== Collected data ==

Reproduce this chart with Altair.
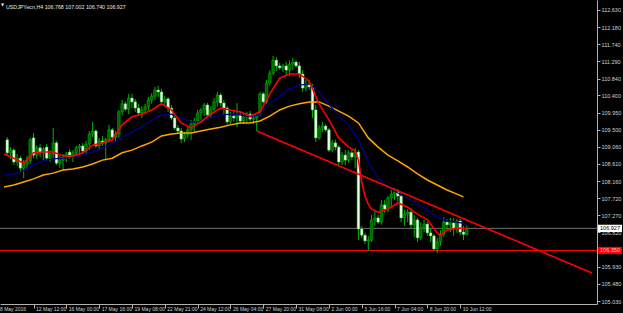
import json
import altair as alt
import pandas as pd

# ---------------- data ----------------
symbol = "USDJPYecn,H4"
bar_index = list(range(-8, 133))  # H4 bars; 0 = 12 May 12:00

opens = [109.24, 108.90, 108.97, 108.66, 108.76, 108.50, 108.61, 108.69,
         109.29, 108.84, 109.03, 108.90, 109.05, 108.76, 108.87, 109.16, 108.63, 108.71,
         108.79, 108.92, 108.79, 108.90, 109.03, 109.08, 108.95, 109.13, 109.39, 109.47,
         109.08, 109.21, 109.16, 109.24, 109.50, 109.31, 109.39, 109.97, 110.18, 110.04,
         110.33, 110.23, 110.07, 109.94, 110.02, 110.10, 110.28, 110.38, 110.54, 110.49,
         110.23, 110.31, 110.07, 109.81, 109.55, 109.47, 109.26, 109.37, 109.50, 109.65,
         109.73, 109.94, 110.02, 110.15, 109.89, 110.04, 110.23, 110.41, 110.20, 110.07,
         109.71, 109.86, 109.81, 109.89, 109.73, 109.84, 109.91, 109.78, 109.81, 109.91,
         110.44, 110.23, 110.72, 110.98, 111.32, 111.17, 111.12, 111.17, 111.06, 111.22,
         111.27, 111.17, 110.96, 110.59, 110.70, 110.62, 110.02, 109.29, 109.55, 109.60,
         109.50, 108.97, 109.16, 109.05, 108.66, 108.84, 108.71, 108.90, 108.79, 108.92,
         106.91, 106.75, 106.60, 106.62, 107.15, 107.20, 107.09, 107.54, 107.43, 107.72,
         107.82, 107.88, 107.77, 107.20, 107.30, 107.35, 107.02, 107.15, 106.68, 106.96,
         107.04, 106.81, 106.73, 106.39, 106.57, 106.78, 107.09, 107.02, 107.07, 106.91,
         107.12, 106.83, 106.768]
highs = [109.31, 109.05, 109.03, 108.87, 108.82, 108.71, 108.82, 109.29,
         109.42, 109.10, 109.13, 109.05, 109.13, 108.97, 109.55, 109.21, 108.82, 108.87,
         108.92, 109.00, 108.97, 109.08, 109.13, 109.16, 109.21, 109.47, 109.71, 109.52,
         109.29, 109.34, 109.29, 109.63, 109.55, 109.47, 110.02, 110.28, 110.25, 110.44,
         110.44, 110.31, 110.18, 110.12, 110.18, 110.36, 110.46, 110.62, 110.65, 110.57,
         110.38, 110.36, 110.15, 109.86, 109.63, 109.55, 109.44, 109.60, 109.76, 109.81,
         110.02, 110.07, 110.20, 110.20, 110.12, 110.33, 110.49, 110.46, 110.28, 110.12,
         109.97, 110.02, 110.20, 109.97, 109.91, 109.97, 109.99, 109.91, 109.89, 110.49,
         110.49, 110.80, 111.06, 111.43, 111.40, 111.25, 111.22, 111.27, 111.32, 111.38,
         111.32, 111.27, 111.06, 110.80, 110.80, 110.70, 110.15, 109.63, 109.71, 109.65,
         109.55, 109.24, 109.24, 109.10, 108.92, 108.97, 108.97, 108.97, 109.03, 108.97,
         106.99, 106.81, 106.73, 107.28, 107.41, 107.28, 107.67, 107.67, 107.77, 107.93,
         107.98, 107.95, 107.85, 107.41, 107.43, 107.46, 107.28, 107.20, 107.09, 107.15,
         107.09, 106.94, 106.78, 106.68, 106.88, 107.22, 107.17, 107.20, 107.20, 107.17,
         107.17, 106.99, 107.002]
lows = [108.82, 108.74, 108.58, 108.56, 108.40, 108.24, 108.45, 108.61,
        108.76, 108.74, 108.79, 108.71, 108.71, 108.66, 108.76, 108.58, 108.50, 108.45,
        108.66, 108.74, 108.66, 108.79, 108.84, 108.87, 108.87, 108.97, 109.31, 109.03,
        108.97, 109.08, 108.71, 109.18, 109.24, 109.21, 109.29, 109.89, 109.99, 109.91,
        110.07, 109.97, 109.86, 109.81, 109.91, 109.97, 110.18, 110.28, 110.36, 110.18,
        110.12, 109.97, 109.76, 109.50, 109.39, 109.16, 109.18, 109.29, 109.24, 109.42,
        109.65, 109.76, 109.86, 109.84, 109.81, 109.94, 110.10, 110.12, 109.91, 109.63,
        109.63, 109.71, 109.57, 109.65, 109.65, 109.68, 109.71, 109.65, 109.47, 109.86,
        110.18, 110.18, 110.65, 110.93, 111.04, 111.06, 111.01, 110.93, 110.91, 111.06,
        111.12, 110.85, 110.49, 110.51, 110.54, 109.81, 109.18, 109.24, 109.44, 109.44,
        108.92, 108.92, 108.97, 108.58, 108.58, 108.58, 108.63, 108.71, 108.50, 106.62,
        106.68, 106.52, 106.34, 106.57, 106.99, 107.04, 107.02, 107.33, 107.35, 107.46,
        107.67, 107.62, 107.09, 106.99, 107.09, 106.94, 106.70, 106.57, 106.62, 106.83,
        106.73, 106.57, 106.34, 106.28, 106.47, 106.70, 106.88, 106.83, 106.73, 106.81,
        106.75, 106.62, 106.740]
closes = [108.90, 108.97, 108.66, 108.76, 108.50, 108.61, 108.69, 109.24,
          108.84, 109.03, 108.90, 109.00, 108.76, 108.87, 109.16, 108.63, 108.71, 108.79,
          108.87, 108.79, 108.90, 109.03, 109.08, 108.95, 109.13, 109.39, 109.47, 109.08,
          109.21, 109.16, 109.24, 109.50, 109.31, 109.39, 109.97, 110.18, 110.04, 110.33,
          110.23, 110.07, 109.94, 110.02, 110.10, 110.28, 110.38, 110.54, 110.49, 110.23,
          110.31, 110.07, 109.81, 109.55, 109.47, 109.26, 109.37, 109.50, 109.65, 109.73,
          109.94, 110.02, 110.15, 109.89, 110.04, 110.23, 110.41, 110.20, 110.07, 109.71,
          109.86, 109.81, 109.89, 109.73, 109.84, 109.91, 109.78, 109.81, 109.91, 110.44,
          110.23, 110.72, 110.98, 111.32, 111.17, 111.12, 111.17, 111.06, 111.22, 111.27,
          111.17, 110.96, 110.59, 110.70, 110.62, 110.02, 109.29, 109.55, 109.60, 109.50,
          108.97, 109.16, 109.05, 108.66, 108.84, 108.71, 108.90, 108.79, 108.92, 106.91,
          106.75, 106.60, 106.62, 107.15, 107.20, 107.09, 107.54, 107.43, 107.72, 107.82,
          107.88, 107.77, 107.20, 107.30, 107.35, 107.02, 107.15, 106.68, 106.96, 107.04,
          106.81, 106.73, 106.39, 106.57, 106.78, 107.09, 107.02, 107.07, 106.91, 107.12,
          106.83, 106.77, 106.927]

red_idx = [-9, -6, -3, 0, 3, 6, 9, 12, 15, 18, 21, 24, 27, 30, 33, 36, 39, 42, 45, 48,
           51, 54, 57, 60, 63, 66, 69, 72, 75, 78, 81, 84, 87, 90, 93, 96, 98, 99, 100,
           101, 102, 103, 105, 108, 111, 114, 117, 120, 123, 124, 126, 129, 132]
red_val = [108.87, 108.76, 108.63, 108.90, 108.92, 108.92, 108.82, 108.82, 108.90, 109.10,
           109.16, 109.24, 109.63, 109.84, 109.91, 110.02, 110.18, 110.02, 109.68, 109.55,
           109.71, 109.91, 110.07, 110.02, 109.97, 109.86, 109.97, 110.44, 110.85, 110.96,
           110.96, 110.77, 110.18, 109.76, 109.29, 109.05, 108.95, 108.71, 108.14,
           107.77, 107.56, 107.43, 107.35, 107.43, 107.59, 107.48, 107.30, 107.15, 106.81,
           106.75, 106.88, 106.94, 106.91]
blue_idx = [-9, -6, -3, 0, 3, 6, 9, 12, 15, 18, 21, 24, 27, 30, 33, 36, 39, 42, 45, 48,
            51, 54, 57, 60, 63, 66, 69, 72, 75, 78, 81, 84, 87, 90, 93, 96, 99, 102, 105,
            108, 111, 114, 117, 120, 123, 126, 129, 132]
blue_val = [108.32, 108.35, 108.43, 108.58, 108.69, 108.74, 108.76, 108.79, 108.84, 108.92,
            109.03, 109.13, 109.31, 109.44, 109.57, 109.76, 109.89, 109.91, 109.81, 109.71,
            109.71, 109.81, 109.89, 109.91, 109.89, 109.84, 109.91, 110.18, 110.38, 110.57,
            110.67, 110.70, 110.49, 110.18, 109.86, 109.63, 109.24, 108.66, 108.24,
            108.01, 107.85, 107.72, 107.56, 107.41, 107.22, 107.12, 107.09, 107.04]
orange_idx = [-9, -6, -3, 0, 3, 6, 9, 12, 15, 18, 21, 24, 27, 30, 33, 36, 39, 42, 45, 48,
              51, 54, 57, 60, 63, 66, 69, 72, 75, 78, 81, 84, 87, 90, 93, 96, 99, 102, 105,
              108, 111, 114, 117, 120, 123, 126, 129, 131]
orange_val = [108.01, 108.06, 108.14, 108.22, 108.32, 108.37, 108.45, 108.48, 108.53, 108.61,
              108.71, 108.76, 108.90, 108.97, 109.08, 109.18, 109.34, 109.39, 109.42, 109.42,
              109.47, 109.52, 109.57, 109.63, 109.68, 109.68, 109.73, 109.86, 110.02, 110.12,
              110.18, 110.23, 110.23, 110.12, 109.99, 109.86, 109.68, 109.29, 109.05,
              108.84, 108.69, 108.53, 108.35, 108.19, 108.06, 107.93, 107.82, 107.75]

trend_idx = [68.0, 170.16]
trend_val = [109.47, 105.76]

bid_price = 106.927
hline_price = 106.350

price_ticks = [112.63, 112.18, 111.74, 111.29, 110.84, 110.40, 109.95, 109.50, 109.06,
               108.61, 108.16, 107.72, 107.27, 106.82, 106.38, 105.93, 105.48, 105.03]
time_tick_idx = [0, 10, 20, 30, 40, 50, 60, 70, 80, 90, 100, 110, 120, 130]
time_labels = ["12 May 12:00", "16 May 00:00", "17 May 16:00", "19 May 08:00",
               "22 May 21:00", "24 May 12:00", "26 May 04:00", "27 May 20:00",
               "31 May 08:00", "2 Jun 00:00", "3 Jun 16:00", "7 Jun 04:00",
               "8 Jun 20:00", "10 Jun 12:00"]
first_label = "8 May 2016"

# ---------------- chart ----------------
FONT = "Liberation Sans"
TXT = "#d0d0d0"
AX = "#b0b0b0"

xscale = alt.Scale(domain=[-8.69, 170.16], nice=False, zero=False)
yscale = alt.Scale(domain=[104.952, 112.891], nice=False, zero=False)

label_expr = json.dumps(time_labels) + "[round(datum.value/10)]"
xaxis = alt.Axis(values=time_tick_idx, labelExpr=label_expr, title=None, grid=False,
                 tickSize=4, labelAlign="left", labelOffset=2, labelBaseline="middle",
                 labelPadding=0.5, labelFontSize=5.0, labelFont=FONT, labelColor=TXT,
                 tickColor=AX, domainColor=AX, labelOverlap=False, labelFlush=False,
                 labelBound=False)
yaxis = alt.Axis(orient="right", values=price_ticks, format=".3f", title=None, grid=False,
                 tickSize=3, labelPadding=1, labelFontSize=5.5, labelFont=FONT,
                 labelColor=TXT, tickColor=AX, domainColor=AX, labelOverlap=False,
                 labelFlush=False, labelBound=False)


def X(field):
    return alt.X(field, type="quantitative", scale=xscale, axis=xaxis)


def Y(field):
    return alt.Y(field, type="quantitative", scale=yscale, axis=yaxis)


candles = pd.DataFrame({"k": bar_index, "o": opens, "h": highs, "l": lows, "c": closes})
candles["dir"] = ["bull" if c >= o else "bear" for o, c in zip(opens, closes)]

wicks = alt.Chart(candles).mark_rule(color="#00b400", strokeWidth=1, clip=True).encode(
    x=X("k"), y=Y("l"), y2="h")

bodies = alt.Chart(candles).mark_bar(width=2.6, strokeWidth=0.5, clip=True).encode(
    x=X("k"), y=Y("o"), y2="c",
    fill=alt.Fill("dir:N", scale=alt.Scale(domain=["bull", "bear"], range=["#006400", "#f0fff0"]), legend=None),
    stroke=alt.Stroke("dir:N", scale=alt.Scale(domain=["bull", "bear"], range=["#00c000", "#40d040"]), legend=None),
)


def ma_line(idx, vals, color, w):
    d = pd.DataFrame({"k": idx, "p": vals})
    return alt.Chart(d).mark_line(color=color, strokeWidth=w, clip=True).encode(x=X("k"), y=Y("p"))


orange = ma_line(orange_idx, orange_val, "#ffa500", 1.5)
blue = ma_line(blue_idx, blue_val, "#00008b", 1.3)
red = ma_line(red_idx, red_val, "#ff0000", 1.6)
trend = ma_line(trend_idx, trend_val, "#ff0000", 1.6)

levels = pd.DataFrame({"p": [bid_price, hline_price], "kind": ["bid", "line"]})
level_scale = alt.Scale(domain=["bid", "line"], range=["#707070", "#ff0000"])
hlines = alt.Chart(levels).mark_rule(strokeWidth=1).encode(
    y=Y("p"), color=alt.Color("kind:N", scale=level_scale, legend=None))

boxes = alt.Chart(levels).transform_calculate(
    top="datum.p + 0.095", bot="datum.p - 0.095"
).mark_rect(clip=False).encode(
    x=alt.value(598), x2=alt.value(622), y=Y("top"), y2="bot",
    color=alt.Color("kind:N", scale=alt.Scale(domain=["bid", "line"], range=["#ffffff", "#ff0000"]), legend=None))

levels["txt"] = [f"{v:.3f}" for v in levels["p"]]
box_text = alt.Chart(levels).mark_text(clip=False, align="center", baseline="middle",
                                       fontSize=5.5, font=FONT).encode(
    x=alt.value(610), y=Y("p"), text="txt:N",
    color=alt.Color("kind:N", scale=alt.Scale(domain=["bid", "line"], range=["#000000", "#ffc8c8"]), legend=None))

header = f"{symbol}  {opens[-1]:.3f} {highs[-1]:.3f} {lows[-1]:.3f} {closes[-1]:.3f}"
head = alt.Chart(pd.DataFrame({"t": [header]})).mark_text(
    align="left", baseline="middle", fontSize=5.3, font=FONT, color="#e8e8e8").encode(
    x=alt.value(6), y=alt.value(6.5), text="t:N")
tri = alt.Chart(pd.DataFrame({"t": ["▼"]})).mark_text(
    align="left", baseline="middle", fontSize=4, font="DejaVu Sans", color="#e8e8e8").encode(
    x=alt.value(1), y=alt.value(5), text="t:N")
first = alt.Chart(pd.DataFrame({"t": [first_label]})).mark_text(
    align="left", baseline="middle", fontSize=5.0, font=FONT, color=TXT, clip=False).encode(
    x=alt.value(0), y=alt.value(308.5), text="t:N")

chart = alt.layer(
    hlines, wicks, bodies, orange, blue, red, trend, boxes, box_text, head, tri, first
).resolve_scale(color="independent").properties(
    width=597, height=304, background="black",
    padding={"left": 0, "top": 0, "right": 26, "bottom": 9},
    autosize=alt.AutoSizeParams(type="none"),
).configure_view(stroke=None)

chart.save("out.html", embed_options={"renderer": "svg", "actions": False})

== Request ==
The lines from the top of the data above through the one holding "bar_index = list(range(-8, 133))" are to be repeated exactly, and only those, with no pictures.

== Output for this exercise ==
Reproduce this chart with Altair.
import json
import altair as alt
import pandas as pd

# ---------------- data ----------------
symbol = "USDJPYecn,H4"
bar_index = list(range(-8, 133))  # H4 bars; 0 = 12 May 12:00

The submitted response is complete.